By Moira Kerr

A Bronze Age skeleton is a step closer to rattling its way into the limelight after a Scots museum received an anonymous £50,000 donation towards its extension plans.

The remains of the mystery woman have been boxed away for years, along with a treasure trove of other ancient artefacts, waiting to go on show at Kilmartin Museum.

Over £5.2million has been pledged to pay for the extra display space which is desperately needed to allow the hidden hoard, of items which have been excavated in the area, to go on show.

As the campaign to raise the rest of the cash needed for the £6.7million extension gains momentum a generous benefactor has come forward to assist the cause.

Dr Sharon Webb, curator of the museum, said the monetary gift, from a well wisher who wants to remain anonymous, demonstrated the importance of preserving Kilmartin's history.

The area is home to a wealth of internationally significant prehistoric and early historic sites and monuments, making it mainland Scotland's most important archaeological landscape.

Dr Webb said: "Every year artefacts are found by chance, excavated by us, or other agencies, so our collection continues to grow, but we are rapidly running out of space to house it.

"If we cannot build new facilities we will have to stop collecting, this would be a great shame as we want to keep Argyll's treasures here in Argyll."

Dunadd hill fort was the citadel of the first kings of Scotland and more than 800 historic monuments, including standing stones and stone circles, can be seen in a six mile radius of Kilmartin village.

Dr Webb said: "This is Scotland's Stone Henge, but before the museum opened 20 years ago there were just a couple of interpretation boards here and nothing else."

Despite its links with the early kings of Scotland, and evidence of populations living there throughout the ages, only one complete skeleton has been found there.

The Bronze age woman's remains had been carefully buried and were retrieved intact during an excavation.

Dr Webb said: "She was buried in a cist so obviously somebody cared an awful lot for her. We will be able to do research to find out what she looked like, so visitors to the new museum can literally come face to face with the Bronze Age."

She added: "St Columba is supposed to have crowned one of the kings of Scotland here at Dunadd, the site was occupied for centuries and there were probably lots of kings here, Dunadd is Scotland's most important national monument because it is from that site that the picts and the scots were united.

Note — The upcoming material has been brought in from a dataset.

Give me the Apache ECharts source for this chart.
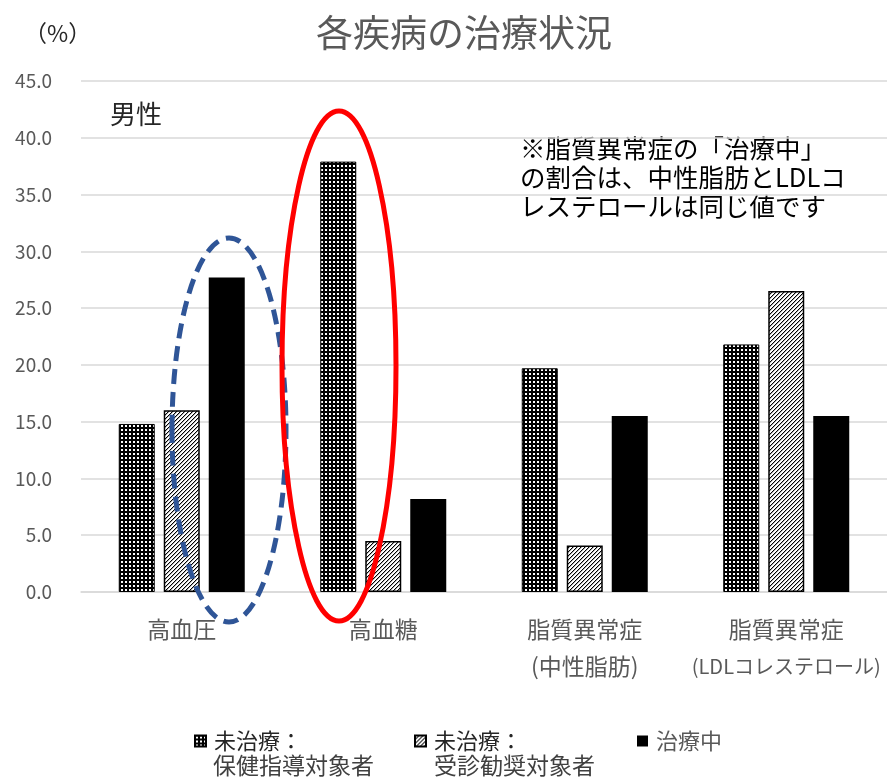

"It's where Scotland got its name from, the Scoti, the Gaelic speaking people. It was Scotland before Scotland was Scotland. The Kingdom of Dalriada united Argyll with Ireland at that time."

But she added: "It is quite rare for human bones to survive in this soil because the soil is quite acidic,but we do have this one woman's skeleton that was found during an excavation, in advance of quarrying.

"We don't know who she is, but she is the only skeleton that has survived and she has been stored away in a box, waiting for her moment to go on display."